**Available records:**
------

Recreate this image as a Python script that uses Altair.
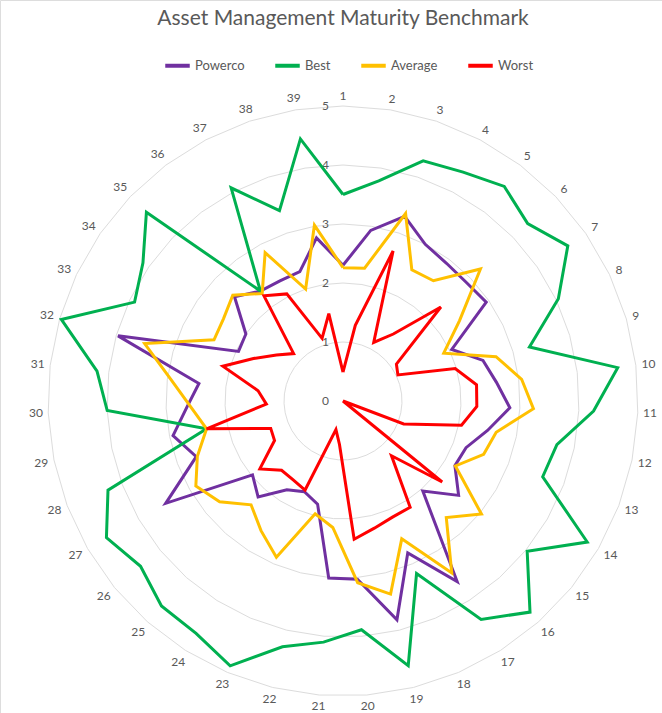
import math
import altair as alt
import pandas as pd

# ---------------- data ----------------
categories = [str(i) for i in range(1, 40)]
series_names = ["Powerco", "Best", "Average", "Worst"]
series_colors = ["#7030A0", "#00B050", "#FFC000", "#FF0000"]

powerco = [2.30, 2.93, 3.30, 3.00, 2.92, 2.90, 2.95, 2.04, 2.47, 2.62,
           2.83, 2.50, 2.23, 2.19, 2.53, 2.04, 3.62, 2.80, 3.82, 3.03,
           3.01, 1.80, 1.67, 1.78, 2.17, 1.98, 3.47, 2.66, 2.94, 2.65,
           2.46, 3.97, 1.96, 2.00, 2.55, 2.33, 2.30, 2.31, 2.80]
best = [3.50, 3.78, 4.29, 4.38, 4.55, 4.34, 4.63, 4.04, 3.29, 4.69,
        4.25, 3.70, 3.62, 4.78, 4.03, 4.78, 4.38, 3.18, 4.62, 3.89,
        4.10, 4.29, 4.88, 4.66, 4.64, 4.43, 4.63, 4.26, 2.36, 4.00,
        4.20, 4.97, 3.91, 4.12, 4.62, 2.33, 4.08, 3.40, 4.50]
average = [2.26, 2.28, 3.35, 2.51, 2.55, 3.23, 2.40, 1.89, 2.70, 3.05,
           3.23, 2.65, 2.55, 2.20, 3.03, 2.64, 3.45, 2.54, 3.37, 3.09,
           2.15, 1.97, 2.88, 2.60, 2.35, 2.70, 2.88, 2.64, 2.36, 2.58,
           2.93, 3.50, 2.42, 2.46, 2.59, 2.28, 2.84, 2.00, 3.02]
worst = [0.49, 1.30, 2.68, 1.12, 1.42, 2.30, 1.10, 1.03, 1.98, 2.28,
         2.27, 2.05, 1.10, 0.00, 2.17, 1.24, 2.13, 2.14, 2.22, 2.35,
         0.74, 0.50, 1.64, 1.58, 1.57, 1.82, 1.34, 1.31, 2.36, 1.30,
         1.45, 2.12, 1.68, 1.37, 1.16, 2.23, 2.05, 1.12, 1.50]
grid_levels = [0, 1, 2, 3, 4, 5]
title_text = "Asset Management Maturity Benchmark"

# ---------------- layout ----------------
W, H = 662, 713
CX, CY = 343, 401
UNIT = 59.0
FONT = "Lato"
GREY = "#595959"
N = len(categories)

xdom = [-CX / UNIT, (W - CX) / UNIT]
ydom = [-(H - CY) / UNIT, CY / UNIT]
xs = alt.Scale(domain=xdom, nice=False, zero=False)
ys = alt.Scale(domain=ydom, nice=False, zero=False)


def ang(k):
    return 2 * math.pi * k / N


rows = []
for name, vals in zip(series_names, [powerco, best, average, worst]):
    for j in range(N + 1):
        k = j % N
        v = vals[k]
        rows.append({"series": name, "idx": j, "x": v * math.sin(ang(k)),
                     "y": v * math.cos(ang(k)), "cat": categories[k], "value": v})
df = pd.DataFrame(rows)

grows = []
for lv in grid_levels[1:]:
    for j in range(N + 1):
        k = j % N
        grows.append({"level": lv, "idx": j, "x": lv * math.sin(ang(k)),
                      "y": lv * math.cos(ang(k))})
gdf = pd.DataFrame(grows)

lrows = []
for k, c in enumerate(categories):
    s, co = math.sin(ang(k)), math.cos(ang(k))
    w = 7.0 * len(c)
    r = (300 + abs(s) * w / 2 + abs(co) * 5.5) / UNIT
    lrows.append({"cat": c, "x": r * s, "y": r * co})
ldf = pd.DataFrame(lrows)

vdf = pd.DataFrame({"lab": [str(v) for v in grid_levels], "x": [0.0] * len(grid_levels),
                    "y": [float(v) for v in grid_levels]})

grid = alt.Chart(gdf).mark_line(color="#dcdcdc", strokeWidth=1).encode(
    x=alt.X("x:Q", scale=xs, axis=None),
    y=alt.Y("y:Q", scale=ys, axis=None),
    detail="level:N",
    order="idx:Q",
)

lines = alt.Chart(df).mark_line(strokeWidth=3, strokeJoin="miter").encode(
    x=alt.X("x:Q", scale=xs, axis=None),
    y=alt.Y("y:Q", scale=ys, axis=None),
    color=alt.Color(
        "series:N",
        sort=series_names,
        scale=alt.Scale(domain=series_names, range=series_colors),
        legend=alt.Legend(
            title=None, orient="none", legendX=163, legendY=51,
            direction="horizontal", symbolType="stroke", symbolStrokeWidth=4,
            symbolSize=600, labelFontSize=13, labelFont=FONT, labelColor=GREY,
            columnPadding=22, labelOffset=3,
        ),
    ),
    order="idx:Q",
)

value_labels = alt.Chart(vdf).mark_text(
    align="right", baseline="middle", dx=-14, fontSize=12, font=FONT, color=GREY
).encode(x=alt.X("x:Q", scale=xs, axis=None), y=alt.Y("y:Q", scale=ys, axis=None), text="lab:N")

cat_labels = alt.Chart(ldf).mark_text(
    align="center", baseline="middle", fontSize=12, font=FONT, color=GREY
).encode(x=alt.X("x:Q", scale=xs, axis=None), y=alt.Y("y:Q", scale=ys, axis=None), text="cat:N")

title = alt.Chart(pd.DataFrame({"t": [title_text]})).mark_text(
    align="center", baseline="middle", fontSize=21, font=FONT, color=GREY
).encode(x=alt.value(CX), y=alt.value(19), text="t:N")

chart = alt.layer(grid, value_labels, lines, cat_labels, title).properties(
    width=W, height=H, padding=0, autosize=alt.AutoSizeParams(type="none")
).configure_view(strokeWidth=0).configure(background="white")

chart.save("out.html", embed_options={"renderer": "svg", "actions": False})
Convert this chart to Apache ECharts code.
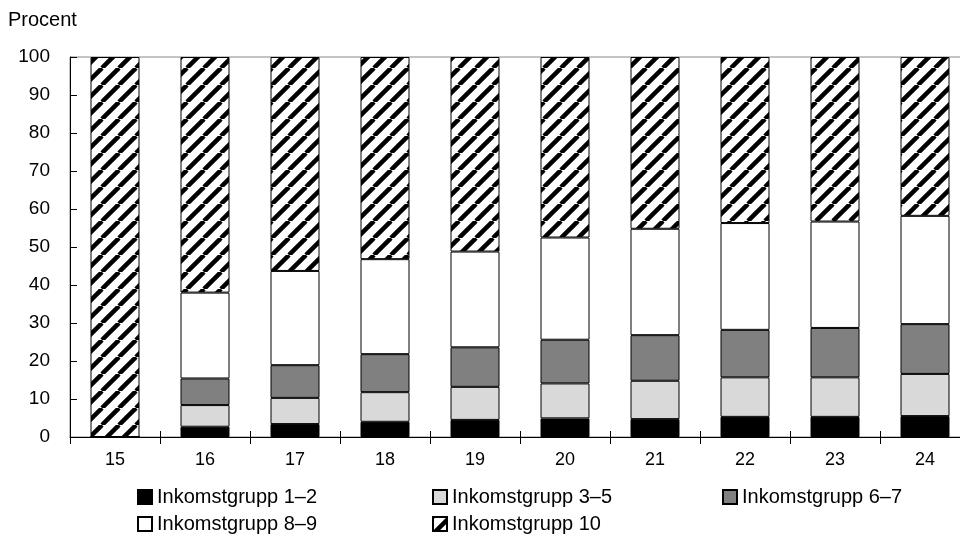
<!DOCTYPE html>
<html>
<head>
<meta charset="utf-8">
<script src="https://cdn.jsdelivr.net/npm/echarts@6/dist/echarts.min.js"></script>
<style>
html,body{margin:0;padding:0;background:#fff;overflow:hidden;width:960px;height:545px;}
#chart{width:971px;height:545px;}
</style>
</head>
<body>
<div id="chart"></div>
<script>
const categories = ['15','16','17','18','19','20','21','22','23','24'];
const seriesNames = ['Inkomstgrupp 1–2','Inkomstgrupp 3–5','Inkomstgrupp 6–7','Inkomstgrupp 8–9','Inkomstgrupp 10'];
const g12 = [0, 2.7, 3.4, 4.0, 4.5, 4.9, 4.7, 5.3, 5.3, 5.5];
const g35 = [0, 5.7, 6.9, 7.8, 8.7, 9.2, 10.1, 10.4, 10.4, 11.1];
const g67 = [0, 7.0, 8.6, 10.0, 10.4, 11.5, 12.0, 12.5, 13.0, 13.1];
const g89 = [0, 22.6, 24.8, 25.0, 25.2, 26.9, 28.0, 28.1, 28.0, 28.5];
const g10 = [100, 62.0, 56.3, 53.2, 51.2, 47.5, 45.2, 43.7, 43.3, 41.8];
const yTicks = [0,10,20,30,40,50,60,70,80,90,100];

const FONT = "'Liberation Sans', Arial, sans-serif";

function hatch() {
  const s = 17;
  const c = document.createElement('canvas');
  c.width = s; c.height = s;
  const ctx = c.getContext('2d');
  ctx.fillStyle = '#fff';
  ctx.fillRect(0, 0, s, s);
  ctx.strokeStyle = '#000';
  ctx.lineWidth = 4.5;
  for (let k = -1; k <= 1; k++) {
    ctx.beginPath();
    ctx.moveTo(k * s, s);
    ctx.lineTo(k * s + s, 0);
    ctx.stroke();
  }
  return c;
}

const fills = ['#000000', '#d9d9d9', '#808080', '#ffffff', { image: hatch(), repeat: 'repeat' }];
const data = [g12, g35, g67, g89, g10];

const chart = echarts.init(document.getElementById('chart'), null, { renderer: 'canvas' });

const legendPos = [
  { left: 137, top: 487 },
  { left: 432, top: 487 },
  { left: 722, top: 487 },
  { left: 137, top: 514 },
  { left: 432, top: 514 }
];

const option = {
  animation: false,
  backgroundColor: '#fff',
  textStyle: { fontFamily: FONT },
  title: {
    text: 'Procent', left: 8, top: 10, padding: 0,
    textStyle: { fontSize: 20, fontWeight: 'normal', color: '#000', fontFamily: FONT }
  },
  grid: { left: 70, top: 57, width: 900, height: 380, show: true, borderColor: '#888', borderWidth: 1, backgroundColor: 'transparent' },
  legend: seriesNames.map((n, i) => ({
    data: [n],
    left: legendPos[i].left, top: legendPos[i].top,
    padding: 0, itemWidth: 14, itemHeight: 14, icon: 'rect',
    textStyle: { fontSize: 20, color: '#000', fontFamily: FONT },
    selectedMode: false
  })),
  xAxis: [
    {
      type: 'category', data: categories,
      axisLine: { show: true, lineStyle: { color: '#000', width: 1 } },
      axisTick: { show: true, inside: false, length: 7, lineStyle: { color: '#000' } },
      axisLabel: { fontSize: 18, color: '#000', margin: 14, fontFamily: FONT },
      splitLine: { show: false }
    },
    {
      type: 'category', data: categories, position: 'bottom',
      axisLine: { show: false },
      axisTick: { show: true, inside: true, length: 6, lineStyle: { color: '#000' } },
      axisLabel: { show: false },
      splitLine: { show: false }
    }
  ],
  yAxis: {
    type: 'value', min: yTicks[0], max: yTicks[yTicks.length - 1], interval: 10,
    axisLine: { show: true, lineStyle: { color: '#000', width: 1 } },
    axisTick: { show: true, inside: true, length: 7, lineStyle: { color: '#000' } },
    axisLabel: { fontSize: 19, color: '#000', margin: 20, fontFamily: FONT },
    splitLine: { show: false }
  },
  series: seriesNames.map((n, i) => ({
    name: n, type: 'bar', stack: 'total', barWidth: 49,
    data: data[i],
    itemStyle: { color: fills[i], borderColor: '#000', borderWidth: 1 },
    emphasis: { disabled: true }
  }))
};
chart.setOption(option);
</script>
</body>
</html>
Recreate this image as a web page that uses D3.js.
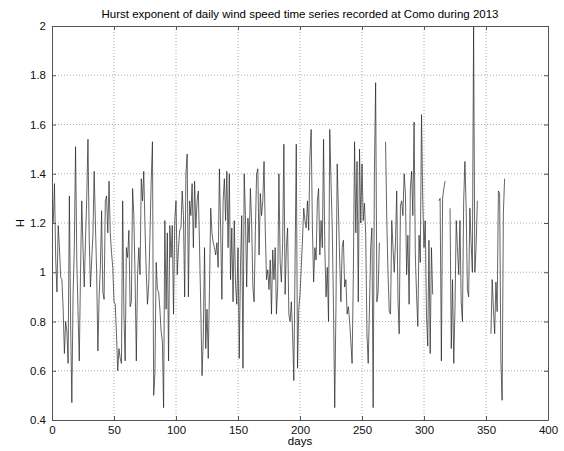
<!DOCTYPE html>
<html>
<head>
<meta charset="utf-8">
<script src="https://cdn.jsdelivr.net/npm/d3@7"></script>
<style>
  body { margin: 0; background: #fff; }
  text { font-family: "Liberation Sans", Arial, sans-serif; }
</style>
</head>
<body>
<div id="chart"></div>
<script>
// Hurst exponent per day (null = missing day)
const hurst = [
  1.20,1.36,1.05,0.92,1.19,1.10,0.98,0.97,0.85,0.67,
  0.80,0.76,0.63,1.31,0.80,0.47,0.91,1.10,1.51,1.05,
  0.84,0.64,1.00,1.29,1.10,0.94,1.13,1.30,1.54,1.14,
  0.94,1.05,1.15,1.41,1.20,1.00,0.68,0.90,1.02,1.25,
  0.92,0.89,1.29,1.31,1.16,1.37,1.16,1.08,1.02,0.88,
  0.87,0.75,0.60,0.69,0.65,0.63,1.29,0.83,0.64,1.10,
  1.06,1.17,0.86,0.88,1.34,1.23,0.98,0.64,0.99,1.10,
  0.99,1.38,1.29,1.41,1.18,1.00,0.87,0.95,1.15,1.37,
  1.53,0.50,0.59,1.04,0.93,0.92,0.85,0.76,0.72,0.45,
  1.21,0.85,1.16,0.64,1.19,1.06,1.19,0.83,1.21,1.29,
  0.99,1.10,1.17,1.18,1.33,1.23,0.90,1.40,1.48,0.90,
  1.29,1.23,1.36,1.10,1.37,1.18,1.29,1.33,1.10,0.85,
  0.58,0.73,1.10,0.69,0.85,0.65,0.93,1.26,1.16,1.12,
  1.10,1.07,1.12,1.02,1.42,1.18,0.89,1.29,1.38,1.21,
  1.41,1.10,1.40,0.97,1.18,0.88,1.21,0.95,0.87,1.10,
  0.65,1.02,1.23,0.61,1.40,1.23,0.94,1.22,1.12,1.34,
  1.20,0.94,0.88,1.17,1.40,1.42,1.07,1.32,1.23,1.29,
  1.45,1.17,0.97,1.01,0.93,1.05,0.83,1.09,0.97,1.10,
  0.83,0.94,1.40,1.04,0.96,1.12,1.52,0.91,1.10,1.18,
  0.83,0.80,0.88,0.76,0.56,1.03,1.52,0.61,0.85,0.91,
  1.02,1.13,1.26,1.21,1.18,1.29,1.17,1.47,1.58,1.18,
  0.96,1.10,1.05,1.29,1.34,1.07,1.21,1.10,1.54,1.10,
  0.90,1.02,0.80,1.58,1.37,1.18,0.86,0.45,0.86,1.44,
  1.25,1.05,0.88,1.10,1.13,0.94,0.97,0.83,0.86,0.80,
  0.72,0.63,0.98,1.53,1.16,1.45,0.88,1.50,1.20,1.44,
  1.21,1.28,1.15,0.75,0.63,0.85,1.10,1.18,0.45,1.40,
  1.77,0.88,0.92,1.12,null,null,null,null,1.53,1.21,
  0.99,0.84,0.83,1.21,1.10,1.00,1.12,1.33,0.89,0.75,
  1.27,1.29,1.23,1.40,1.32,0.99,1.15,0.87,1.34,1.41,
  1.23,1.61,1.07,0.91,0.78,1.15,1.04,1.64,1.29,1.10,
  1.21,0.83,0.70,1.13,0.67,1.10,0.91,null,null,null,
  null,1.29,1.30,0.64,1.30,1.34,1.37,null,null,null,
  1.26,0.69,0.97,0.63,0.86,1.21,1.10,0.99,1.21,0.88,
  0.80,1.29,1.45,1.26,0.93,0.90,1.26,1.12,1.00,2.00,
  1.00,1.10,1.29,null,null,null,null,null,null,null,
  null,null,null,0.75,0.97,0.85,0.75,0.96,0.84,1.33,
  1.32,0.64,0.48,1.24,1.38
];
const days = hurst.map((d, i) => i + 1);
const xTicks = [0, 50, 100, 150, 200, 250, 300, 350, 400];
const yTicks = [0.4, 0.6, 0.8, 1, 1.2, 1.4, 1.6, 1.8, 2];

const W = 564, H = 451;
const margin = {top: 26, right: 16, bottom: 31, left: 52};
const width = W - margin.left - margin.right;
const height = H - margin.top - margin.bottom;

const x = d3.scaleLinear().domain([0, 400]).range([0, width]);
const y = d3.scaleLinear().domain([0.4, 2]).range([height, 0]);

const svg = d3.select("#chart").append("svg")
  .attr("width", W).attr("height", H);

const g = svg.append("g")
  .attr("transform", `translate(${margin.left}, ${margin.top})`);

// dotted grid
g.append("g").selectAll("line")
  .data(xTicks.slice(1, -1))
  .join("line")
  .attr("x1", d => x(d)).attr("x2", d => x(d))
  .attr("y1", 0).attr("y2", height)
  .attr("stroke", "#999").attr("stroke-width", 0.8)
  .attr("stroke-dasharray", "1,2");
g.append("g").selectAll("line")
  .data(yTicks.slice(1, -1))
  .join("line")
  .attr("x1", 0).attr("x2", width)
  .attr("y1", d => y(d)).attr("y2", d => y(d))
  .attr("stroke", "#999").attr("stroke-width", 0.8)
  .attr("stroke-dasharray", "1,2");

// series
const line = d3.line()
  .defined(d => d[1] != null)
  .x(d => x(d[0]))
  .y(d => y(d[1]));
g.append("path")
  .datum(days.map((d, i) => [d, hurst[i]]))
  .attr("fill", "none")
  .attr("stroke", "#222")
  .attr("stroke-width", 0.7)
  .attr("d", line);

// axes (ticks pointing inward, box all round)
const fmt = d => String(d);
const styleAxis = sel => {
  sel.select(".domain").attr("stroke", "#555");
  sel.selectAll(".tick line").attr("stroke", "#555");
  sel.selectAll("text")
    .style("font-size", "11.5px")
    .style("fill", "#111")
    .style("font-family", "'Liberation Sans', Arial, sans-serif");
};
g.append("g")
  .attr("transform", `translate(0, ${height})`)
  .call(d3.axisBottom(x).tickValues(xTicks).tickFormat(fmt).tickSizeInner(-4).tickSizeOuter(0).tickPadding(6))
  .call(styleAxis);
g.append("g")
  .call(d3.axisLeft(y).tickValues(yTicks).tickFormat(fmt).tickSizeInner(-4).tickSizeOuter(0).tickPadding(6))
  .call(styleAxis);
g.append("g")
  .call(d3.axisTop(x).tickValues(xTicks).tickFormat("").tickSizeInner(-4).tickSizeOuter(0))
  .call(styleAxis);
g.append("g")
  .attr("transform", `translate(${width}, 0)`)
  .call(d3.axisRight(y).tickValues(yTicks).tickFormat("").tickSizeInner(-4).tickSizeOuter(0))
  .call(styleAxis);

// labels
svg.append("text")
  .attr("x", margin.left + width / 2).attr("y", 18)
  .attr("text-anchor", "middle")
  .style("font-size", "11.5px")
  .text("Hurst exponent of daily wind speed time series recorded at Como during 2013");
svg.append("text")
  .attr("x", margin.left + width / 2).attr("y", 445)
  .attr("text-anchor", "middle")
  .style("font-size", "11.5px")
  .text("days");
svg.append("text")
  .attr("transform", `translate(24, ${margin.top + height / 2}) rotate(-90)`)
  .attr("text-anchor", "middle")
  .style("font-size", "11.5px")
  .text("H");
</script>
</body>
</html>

------

**Written task:** Where does the word "image" appear in the listing? List each line that holds it.

**Response to the task:**
Recreate this image as a Python script that uses Altair.
const fills = ['#000000', '#d9d9d9', '#808080', '#ffffff', { image: hatch(), repeat: 'repeat' }];
Recreate this image as a web page that uses D3.js.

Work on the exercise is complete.